◆ GIVEN PROBLEM ◆
Lines containing the word "React" should be extracted in full.

◆ RECORDED INFORMATION ◆
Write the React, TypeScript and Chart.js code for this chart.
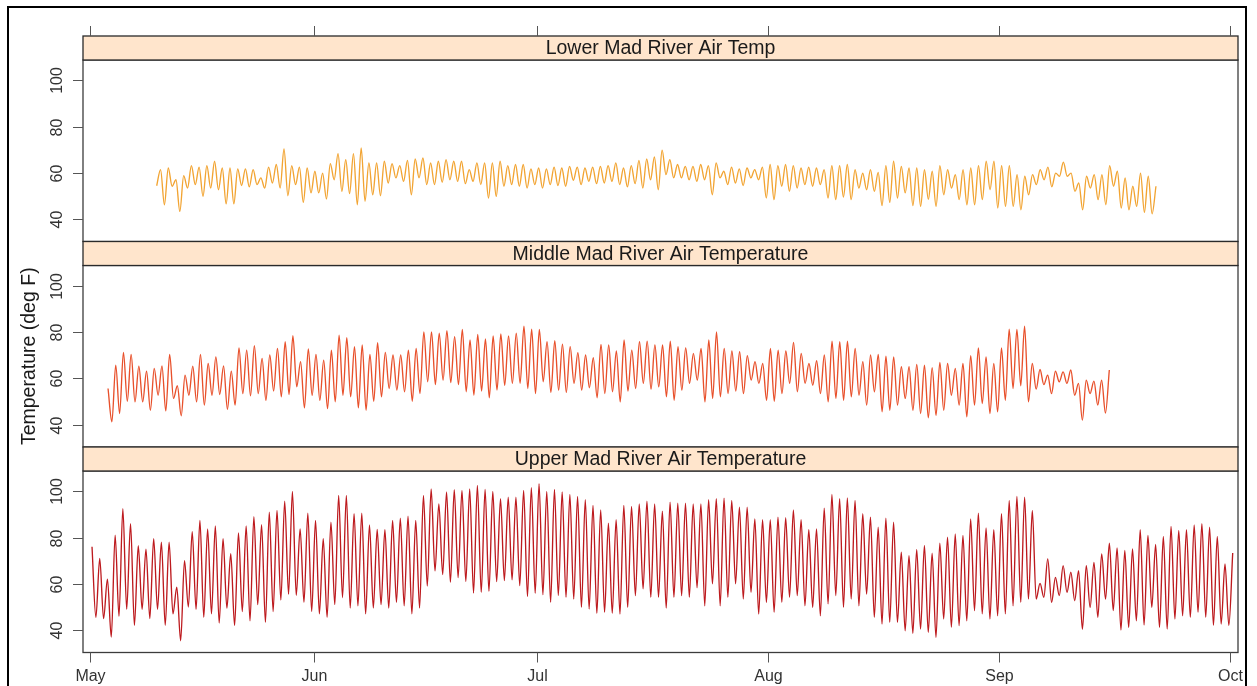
import React, { useEffect, useRef } from "react";
import { Chart, registerables } from "chart.js";

Chart.register(...registerables);

// ---------- data ----------
const monthLabels = ["May", "Jun", "Jul", "Aug", "Sep", "Oct"];
const monthTickDays = [0, 30, 60, 91, 122, 153]; // day offsets from May 1 where the month ticks sit
const yTickValues = [40, 60, 80, 100];
const panelTitles = [
  "Lower Mad River Air Temp",
  "Middle Mad River Air Temperature",
  "Upper Mad River Air Temperature",
];
const yAxisTitle = "Temperature (deg F)";

// first / last day (offset from May 1) of each record
const lowerSpan = [8.95, 143.06];
const middleSpan = [2.42, 136.8];
const upperSpan = [0.27, 153.36];

// successive daily turning points (highs and lows), deg F
const lowerTemps = [
  54.4, 61.4, 46.2, 62.1, 54.2, 57, 43.3, 58.8, 53.4, 63.1, 54.9, 62.5, 49.8, 63.1, 53.4, 65, 52.7, 62.1, 46.6, 62.1,
  46.6, 61.7, 54.5, 61.7, 53.9, 61.4, 54.9, 57.8, 53.4, 62.5, 55.6, 63.6, 53.4, 70.3, 50.1, 63.1, 54.9, 62.5, 47.2, 62.1,
  51.3, 60.7, 51.3, 59.9, 48.7, 64, 57, 68.3, 52, 65.7, 51, 68.3, 46.2, 70.8, 47.7, 64.3, 50.5, 64.3, 50.1, 65,
  55.6, 64, 57.8, 63.1, 56.3, 65.4, 50.5, 66, 57.8, 66.4, 54.9, 64.3, 54.9, 65, 55.9, 65.7, 57, 65, 56.3, 65,
  55.3, 61.4, 56.3, 64.3,
  54.9, 64.3, 49.1, 64.3, 49.8, 65, 54.2, 63.1, 54.9, 63.6, 54.2, 63.6, 53.4, 61.7, 54.9, 62.1, 53.4, 61.7, 54.9, 62.5,
  54.5, 62.1, 54.2, 62.8, 56.8, 62.5, 54.9, 62.1, 56.3, 62.5, 55.3, 62.8, 55.6, 63.1, 56.3, 64.3, 54.9, 62.1, 53.9, 63.1,
  55.3, 65.4, 53.4, 66, 57, 66.9, 52.7, 69.8, 59.2, 65.7, 57.8, 63.6, 57.8, 62.8, 57, 62.8, 56.3, 63.6, 57, 63.1,
  50.5, 64.3, 57.8, 60.7, 54.9, 62.5, 55.6, 61.7, 54.5, 62.1, 57.8, 61.4, 57, 62.5, 49.1, 63.6, 48.4, 63.1, 54.2, 63.6,
  52, 63.1, 53.4, 62.1, 54.9, 62.5, 54.2, 62.1, 54.9, 61.4, 49.1, 63.1, 48.4, 63.1, 49.5, 63.6, 48.4, 61.4, 53.4, 59.9,
  52.7, 61.4,
  52, 60.2, 45.8, 63.1, 47.2, 65, 49.1, 62.8, 51.3, 62.1, 45.8, 62.1, 45.5, 61.4, 48.5, 60.7, 45.5, 63.1, 50.5, 61.4,
  53.4, 59.2, 48.4, 61.4, 46.2, 62.1, 46.2, 63.1, 48.4, 65, 52.7, 65, 44.8, 63.1, 45.5, 63.1, 45.5, 59.2, 44, 58.5,
  50.5, 59.2, 54.9, 61.4, 57, 62.5, 53.9, 59.9, 58.5, 64.6, 58.5, 59.9, 52, 55.6, 44, 58.5, 53.4, 59.2, 48.4, 59.2,
  46.2, 63.1, 54.2, 60.7, 44.8, 57.8, 44, 54.2, 45.5, 59.9, 42.9, 58.5, 42.3, 54.2,
];

const middleTemps = [
  55.6, 41.2, 65.7, 44.8, 71.2, 50.1, 70.3, 49.8, 65.3, 49.8, 63.1, 46.2, 64.3, 52.7, 65.4, 45.9, 70.3, 51.3, 56.8, 43.8,
  61.4, 52.7, 65.3, 49.8, 70.3, 48.4, 66.4, 52.7, 69.3, 53, 65.4, 46.6, 63.1, 48.4, 73.2, 53.4, 72.2, 52.4, 74.1, 53.4,
  68.6, 50.5, 70.1, 54.5, 72.9, 52, 75.8, 53, 78.4, 56.3, 67.2, 47.2, 72.7, 52.7, 70.3, 50.5, 67.9, 46.9, 72.2, 49.8,
  78.7, 52.7, 77.6, 52, 73.7, 47.2, 74.5, 46.2, 70.3, 50.1, 75.4, 52, 71.2, 55.6, 70.1, 54.9, 70.1, 54.2, 72.2, 50.1,
  72.9, 53.4, 80.1, 58.5, 80.1, 57.3, 79.5, 59.2, 80.6, 58.2, 78, 57.3, 81.2, 54.2, 76.6, 52.7, 79, 54.5,
  77, 51.6, 78.3, 54.9, 79.2, 57, 78.3, 57.8, 79.5, 57.8, 82.6, 55.6, 81.3, 53.4, 81.2, 58.5, 75.8, 53.9, 76.3, 54.9,
  74.8, 53.9, 73.7, 57.8, 71.1, 54.9, 70.1, 55.9, 68.9, 51.6, 74.7, 53.4, 74.4, 54.2, 71.9, 49.8, 76.6, 54.5, 72.2, 55.6,
  75.8, 57.8, 76.1, 55.3, 74.4, 56.3, 74.4, 52, 76.1, 50.5, 73.7, 54.9, 73.2, 57.8, 70.8, 59.2, 72.9, 49.8, 76.6, 51.3,
  80.1, 52, 72.9, 53.4, 71.8, 54.5, 71.5, 53.4, 69.8, 59.2, 67.2, 57.8, 66.4, 50.5, 72.9, 50.1, 72.2, 53.4, 71.8, 57.8,
  75.5, 54.2, 70.8, 57.8, 66.4, 57, 67.6, 53.4, 70.1, 49.8, 76.1, 51.3, 75.8, 50.5, 76.1, 52, 72.9, 52.7, 67.2, 48.4,
  70.1, 54.2,
  70.3, 45.5, 69.6, 46.2, 69.3, 48.4, 65, 51.3, 65, 46.2, 66, 44.8, 65.7, 42.9, 64.6, 44, 66.9, 46.2, 66.4, 52.7,
  64.3, 48.4, 66.4, 43.3, 69.8, 48.4, 73.2, 49.1, 69.3, 44.8, 66.4, 45.5, 73.2, 50.5, 81.3, 55.6, 81.2, 56.8, 82.6, 49.8,
  66.4, 55.3, 63.8, 57.3, 61.4, 53.4, 63.1, 58.5, 62.8, 57.8, 63.6, 52.7, 57.8, 41.9, 59.2, 53.4, 58.8, 48.4, 59.2, 45,
  63.6,
];

const upperTemps = [
  76, 45.5, 71, 45, 62, 37, 81, 46, 92.5, 49, 86, 42, 76.5, 49, 75, 45, 79.5, 49, 78, 42,
  78, 47, 58.5, 35.4, 70, 50, 82.6, 49, 87.4, 45.5, 83.8, 47, 85, 43, 79.5, 49.5, 73, 42, 82, 48,
  85, 44, 89, 51, 85.6, 43.3, 91, 48, 91.7, 53, 95.8, 55.5, 100, 55, 83.8, 52, 90.6, 48, 87.4, 47,
  79.5, 45.5, 86.7, 51, 98.2, 54, 98.2, 49.5, 90.3, 50.5, 90.6, 47, 85.5, 49.5, 83.5, 51, 83.4, 49.5,
  87.4, 52, 88.4, 50.5, 89.3, 47, 87.4, 49.5, 98.2, 59, 101, 65.6, 94.6, 64, 99.7, 60.6, 100.7, 62.7,
  100.4, 61, 101, 56, 102.6, 56.3,
  100.8, 56.8, 100, 61, 96.8, 61.4, 97.5, 61.7, 97.5, 59.2, 100.4, 54.5, 101.6, 55.9, 103.3, 55.3, 100, 52, 100.8, 54.9,
  99.7, 54.2, 98.7, 53.4, 97.8, 49.8, 96.4, 49.1, 93.9, 47.2, 92, 47.7, 86.2, 47.2, 87.7, 46.9, 93.9, 49.8, 93.5, 54.9,
  94.6, 57.8, 95.8, 54.2, 94.6, 54.2, 91.4, 49.5, 95.3, 54.2, 94.9, 54.9, 94.9, 54.2, 94.6, 58.3, 94.6, 50.5, 96.4, 60,
  96.8, 50.5, 97.1, 54.2, 96.1, 60, 93.2, 53.4, 93.2, 56.3, 88.1, 46.9, 87.8, 52, 87.8, 47.7, 88.8, 52, 88.6, 54.2,
  92, 54.9, 87.7, 50.5, 83.4, 49.8, 83.8, 46.2, 92.7, 51.3, 98.7, 54.9, 96.8, 49.8, 97.2, 53.4, 96.1, 50.5, 90.3, 55.6,
  88.8, 45.5,
  84.5, 42.6, 88.4, 43.3, 86.7, 43.3, 73.7, 39.7, 72.2, 38.6, 74.9, 40.4, 76.6, 39, 73.3, 36.8, 77.6, 44.8, 80.2, 41.2,
  81.6, 41.9, 80.9, 44, 88.1, 48.4, 90.6, 47, 84.2, 44.8, 83.4, 46.2, 90.3, 47, 96.1, 50.5, 97.8, 52, 97.5, 53.4,
  91.7, 53.4, 60.2, 54.2, 70.8, 52, 62.8, 54.9, 67.9, 56.3, 65, 52.7, 65.7, 40.4, 67.9, 49.8, 69.3, 45.5, 72.9, 53.4,
  77.6, 48.4, 75.5, 40, 74.4, 41.2, 75.1, 44, 83.4, 42.2, 80.9, 49.8, 77, 41.2, 80.5, 40.4, 84.8, 44.8, 83.1, 46.2,
  83.4, 45.5, 85.5, 47.7, 86, 45.5, 84.5, 42, 80.5, 42.6, 68.6, 42, 73.3,
];

// ---------- layout / style ----------
const W = 1257;
const H = 686;
const PLOT_LEFT = 83;
const PLOT_RIGHT = 1238;
const STRIP_H = 24;
const panelBoxes = [
  { top: 60, bottom: 241.5 },
  { top: 265.5, bottom: 447 },
  { top: 471, bottom: 652.5 },
];
const lineColors = ["#F2A432", "#E8502B", "#BD1A1E"];
const STRIP_FILL = "#FFE5CC";
const FONT = "'Liberation Sans', Arial, Helvetica, sans-serif";
const X_MIN = -0.94;
const X_MAX = 154.07;
const Y_MIN = 30.3;
const Y_MAX = 108.8;

function toPoints(values: number[], span: number[]) {
  const n = values.length;
  const step = (span[1] - span[0]) / (n - 1);
  return values.map((v, i) => ({ x: span[0] + i * step, y: v }));
}

function makeDecor(index: number) {
  return {
    id: "latticeDecor" + index,
    afterDraw(chart: any) {
      const ctx = chart.ctx as CanvasRenderingContext2D;
      const { left, right, top, bottom } = chart.chartArea;
      const xs = chart.scales.x;
      const ys = chart.scales.y;
      ctx.save();

      // panel frame
      ctx.strokeStyle = "#3c3c3c";
      ctx.lineWidth = 1.3;
      ctx.strokeRect(left, top, right - left, bottom - top);

      // strip
      const sTop = top - STRIP_H;
      ctx.fillStyle = STRIP_FILL;
      ctx.fillRect(left, sTop, right - left, STRIP_H);
      ctx.strokeStyle = "#2a2a2a";
      ctx.lineWidth = 1.3;
      ctx.strokeRect(left, sTop, right - left, STRIP_H);
      ctx.fillStyle = "#1a1a1a";
      ctx.font = "19.5px " + FONT;
      ctx.textAlign = "center";
      ctx.textBaseline = "middle";
      ctx.fillText(panelTitles[index], (left + right) / 2, sTop + STRIP_H / 2 + 1);

      // y ticks + rotated labels
      ctx.strokeStyle = "#555";
      ctx.lineWidth = 1;
      ctx.fillStyle = "#333";
      ctx.font = "16px " + FONT;
      yTickValues.forEach((v) => {
        const y = Math.round(ys.getPixelForValue(v)) + 0.5;
        ctx.beginPath();
        ctx.moveTo(left - 10, y);
        ctx.lineTo(left, y);
        ctx.stroke();
        ctx.save();
        ctx.translate(58, y);
        ctx.rotate(-Math.PI / 2);
        ctx.textAlign = "center";
        ctx.textBaseline = "middle";
        ctx.fillText(String(v), 0, 0);
        ctx.restore();
      });

      // x ticks
      if (index === 0) {
        monthTickDays.forEach((d) => {
          const x = Math.round(xs.getPixelForValue(d)) + 0.5;
          ctx.beginPath();
          ctx.moveTo(x, sTop - 10);
          ctx.lineTo(x, sTop);
          ctx.stroke();
        });
      }
      if (index === 2) {
        ctx.textAlign = "center";
        ctx.textBaseline = "middle";
        monthTickDays.forEach((d, i) => {
          const x = Math.round(xs.getPixelForValue(d)) + 0.5;
          ctx.beginPath();
          ctx.moveTo(x, bottom);
          ctx.lineTo(x, bottom + 10);
          ctx.stroke();
          ctx.fillText(monthLabels[i], x, bottom + 24);
        });
      }

      // shared y axis title
      if (index === 1) {
        ctx.save();
        ctx.translate(30, (top + bottom) / 2);
        ctx.rotate(-Math.PI / 2);
        ctx.fillStyle = "#1a1a1a";
        ctx.font = "19.5px " + FONT;
        ctx.textAlign = "center";
        ctx.textBaseline = "middle";
        ctx.fillText(yAxisTitle, 0, 0);
        ctx.restore();
      }
      ctx.restore();
    },
  };
}

export default function App() {
  const c0 = useRef<HTMLCanvasElement>(null);
  const c1 = useRef<HTMLCanvasElement>(null);
  const c2 = useRef<HTMLCanvasElement>(null);

  useEffect(() => {
    const canvases = [c0.current, c1.current, c2.current];
    const series = [
      toPoints(lowerTemps, lowerSpan),
      toPoints(middleTemps, middleSpan),
      toPoints(upperTemps, upperSpan),
    ];
    const charts = canvases.map((cv, i) => {
      const box = panelBoxes[i];
      return new Chart(cv as HTMLCanvasElement, {
        type: "line",
        data: {
          datasets: [
            {
              data: series[i],
              borderColor: lineColors[i],
              borderWidth: 1.35,
              pointRadius: 0,
              fill: false,
              cubicInterpolationMode: "monotone",
            },
          ],
        },
        options: {
          animation: false,
          responsive: false,
          events: [],
          layout: {
            padding: { left: PLOT_LEFT, right: W - PLOT_RIGHT, top: box.top, bottom: H - box.bottom },
          },
          scales: {
            x: { type: "linear", display: false, min: X_MIN, max: X_MAX },
            y: { type: "linear", display: false, min: Y_MIN, max: Y_MAX },
          },
          plugins: { legend: { display: false }, tooltip: { enabled: false } },
        },
        plugins: [makeDecor(i)],
      } as any);
    });
    return () => charts.forEach((c) => c.destroy());
  }, []);

  const cvStyle: React.CSSProperties = { position: "absolute", left: 0, top: 0, width: W, height: H };
  return (
    <div style={{ position: "fixed", left: 0, top: 0, width: W, height: H, background: "#fff", overflow: "hidden" }}>
      <div
        style={{
          position: "absolute",
          left: 7,
          top: 6,
          width: 1240,
          height: 720,
          border: "2px solid #000",
          boxSizing: "border-box",
        }}
      />
      <canvas ref={c0} width={W} height={H} style={cvStyle} />
      <canvas ref={c1} width={W} height={H} style={cvStyle} />
      <canvas ref={c2} width={W} height={H} style={cvStyle} />
    </div>
  );
}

◆ THE ANSWER ◆
Write the React, TypeScript and Chart.js code for this chart.
import React, { useEffect, useRef } from "react";
  const cvStyle: React.CSSProperties = { position: "absolute", left: 0, top: 0, width: W, height: H };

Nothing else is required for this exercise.